Table 2. The percentages of burnt bone per 2x2m square in 1020.1170 (north facing upwards)

5	11	0	0	6	25
4	0	0	0	7	0
3	14	0	13	0	0
2	11	18	0	0	0
1	39	11	0	11	7
	1	2	3	4	5

Identifiables

The taxa identified from the sub-surface scraped areas are sheep/goat (Ovis sp. / Capra sp.), cattle (Bos sp.), equid (Equus sp.), red deer (Cervus sp.), red / fallow deer (Cervus sp. / Dama sp.), roe deer (Capreohis sp.), pig/boar (Sus scrofa), dog/wolf/jackal (Canis sp.), fox (Vulpes sp.), hare (Lepus sp.) and cat (Felis sp.). Sheep/goat dominate in all squares, followed by cattle with equids usually being the next most common. Categories of medium-sized herbivores and large herbivores were used for fragments which could not be identified to genus.

The squares within each main area of the mound showed such similar patterns that results have been amalgamated. Figure 8 shows the relative proportions of taxa for the northern eminence, Figure 9 for the north side of the main mound, and Figure 10 for the east side of the main mound. It is clear also that the general pattern is repeated between areas. It is interesting to compare these Figures with the relative proportions of identifiable pieces from the surface collection (2x2m²) (Figure 11). Here, the proportion of cattle bones is 10%, whilst they constitute approximately 25% of each of the subsurface scrape samples. There are many possible ways of explaining this difference, but one suggestion might be that the increased fragmentation of surface material has made the larger bones harder to identify. Another possibility is that the patterns reflect real differences, and that fewer cattle and large herbivores bones were present in the deposits which formed the present surface of the mound, than there were in those which are presently just below the surface.

The west mound

Surface collection

A total of 1851 fragments of animal bone were recovered from the surface sampling, and their distribution and densities are shown in Figure 12. A lower density of fragments was found on the west mound surface than on the east (8.7 fragments per square as opposed to 23.9).

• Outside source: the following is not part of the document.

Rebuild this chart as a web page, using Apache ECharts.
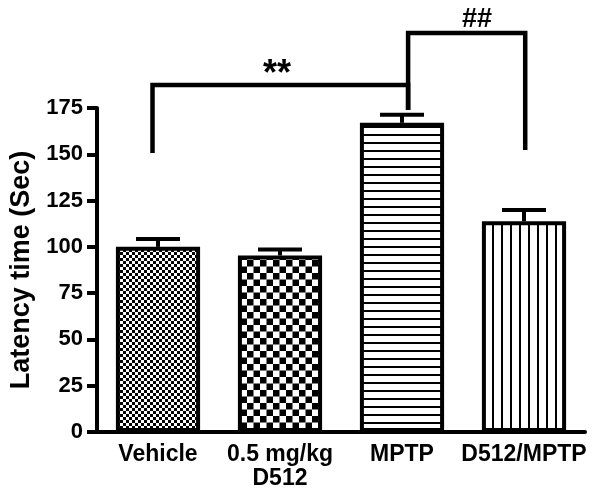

The relative proportions of identifiable taxa are shown in Figure 13. It interesting to note that the overall percentage of large herbivore fragments (including cattle) identified from the west mound is 6.8%, whilst the equivalent figure from the east mound surface collection is 11.8%. It is difficult to speculate as to whether this is a taphonomic bias or a real difference in trends between the two mounds.

Conclusion

These preliminary results of the study of the animal bone from the Çatalhöyük surface collections show that patterns are present in the data. Explanation of these patterns relies heavily on integrating the data with those from other specialist studies, something which has only been hinted at in this report. As excavations proceed, it will be a valuable exercise to compare the patterns which have been gleaned from the detailed analyses of surface data with those from the well-stratified contexts below; a lot of useful information on the depositional and erosional history of the site will be forthcoming.

Louise Martin
Institute of Archaeology, UCL
London
December 1994

References

Behrensmeyer, A.K. (1 978). 'Taphonomic and Ecologic Information from Bone Weathering', Paleobiology 4(2), 150-162.

Grayson, D.K. (1 98 1). 'The Effects of Sample Size on some Derived Measures in Vertebrate Faunal analysis', Journal of archaeological Science 8, 77-88.

Lyman, R.L. (1994). Vertebrate Taphonomy, Cambridge: Cambridge University Press.